SCSC: A Novel Standards-Compatible Semantic Communication Framework for Image Transmission
Xue Han, Yongpeng Wu, Zhen Gao, Biqian Feng, Yuxuan Shi, Deniz Gündüz, Wenjun Zhang
TL;DR
The paper tackles image transmission over MIMO channels by integrating semantic transmission within a standards-compatible JSCC framework, SCSC. It introduces the PPEN and PCEN modules to perform semantic preprocessing and finite-alphabet precoding, respectively, while preserving compatibility with legacy SSCC components and employing a proxy network to enable end-to-end training despite non-differentiable codecs.

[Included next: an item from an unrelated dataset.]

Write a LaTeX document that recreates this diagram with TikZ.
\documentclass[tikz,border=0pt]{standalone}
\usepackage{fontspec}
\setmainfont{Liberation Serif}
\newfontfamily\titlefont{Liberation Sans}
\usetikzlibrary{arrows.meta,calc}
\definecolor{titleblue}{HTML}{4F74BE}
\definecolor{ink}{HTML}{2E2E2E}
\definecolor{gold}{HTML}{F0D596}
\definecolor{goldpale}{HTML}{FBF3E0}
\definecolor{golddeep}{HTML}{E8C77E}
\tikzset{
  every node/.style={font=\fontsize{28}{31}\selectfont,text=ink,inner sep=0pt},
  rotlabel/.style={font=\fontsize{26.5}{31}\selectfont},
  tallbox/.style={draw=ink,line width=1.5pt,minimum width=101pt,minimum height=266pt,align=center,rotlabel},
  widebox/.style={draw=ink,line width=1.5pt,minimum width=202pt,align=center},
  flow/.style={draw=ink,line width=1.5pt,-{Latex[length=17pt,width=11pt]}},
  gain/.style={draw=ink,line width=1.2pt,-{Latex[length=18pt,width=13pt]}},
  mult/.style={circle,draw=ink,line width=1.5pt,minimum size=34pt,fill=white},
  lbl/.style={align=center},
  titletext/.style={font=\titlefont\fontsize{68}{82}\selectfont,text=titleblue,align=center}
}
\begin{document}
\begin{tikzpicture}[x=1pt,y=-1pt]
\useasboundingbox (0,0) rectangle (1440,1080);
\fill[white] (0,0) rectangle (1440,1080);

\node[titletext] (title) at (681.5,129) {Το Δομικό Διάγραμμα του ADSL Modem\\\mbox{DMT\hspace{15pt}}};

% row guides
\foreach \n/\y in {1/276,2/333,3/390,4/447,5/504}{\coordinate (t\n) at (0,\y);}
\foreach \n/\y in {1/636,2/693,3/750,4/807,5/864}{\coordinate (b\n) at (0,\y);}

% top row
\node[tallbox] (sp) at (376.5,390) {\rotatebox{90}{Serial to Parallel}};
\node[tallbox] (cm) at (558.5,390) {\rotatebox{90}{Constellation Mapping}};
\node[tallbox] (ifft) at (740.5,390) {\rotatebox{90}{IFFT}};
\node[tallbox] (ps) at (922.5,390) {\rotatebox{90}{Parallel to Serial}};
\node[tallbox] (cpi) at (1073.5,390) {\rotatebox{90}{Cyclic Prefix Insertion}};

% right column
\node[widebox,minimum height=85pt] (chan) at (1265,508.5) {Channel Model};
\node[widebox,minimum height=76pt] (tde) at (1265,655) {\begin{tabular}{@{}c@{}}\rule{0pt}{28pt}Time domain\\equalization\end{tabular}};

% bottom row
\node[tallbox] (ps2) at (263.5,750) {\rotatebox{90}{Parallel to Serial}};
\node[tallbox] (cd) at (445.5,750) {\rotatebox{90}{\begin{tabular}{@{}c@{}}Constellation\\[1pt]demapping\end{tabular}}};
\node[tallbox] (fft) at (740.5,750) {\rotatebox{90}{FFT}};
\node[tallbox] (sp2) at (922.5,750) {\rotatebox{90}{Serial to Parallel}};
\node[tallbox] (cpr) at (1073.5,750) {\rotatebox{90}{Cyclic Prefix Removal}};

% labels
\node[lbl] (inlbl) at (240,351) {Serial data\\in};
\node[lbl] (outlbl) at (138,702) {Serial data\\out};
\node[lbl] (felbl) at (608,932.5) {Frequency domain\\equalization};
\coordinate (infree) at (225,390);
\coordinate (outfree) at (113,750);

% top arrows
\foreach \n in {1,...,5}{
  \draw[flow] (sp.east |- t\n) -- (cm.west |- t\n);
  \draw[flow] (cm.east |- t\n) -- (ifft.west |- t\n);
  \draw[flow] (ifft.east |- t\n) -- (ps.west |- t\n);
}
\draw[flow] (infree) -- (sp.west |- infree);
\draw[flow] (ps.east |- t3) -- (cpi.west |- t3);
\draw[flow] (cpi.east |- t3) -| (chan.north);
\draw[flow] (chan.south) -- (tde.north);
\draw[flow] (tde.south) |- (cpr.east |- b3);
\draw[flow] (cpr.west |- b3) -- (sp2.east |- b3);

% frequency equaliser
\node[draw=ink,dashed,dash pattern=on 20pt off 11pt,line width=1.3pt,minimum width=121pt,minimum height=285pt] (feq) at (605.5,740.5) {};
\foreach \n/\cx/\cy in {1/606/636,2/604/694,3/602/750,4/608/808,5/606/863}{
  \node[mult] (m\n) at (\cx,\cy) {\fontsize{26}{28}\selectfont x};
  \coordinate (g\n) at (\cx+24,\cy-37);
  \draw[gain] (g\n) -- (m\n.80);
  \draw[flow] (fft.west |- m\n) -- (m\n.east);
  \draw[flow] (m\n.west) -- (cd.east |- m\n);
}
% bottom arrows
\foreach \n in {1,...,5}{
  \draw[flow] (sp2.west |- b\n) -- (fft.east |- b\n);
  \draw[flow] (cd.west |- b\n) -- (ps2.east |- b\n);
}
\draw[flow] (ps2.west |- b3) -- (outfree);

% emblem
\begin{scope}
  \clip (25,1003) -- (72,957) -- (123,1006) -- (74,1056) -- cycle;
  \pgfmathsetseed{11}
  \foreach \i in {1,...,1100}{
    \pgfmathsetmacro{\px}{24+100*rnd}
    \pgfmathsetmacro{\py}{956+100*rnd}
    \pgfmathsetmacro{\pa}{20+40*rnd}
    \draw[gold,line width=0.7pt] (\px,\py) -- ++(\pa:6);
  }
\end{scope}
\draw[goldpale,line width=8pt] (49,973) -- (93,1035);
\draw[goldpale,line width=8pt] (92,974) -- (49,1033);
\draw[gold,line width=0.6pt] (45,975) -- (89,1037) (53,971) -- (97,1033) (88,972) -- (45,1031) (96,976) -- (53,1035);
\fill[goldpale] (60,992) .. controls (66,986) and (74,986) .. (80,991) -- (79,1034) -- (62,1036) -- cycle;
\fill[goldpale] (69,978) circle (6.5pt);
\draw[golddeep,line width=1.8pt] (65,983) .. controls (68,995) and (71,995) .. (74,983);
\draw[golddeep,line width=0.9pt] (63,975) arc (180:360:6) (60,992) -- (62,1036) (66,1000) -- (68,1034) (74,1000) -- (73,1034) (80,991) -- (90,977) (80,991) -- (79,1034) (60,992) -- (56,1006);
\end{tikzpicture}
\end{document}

Empirical results on Cityscapes and CVRG-Pano show up to $29.46\%$ channel bandwidth savings and improvements in PSNR, MS-SSIM, and mIoU across a range of SNRs and coding rates, with strong robustness to unseen datasets and tasks. The approach maintains modularity and practical deployability on existing hardware, suggesting significant impact for real-world semantic communications in future wireless networks.
Abstract
Joint source-channel coding (JSCC) is a promising paradigm for next-generation communication systems, particularly in challenging transmission environments. In this paper, we propose a novel standard-compatible JSCC framework for the transmission of images over multiple-input multiple-output (MIMO) channels. Different from the existing end-to-end AI-based DeepJSCC schemes, our framework consists of learnable modules that enable communication using conventional separate source and channel codes (SSCC), which makes it amenable for easy deployment on legacy systems. Specifically, the learnable modules involve a preprocessing-empowered network (PPEN) for preserving essential semantic information, and a precoder \& combiner-enhanced network (PCEN) for efficient transmission over a resource-constrained MIMO channel. We treat existing compression and channel coding modules as non-trainable blocks. Since the parameters of these modules are non-differentiable, we employ a proxy network that mimics their operations when training the learnable modules. Numerical results demonstrate that our scheme can save more than 29\% of the channel bandwidth, and requires lower complexity compared to the constrained baselines. We also show its generalization capability to unseen datasets and tasks through extensive experiments.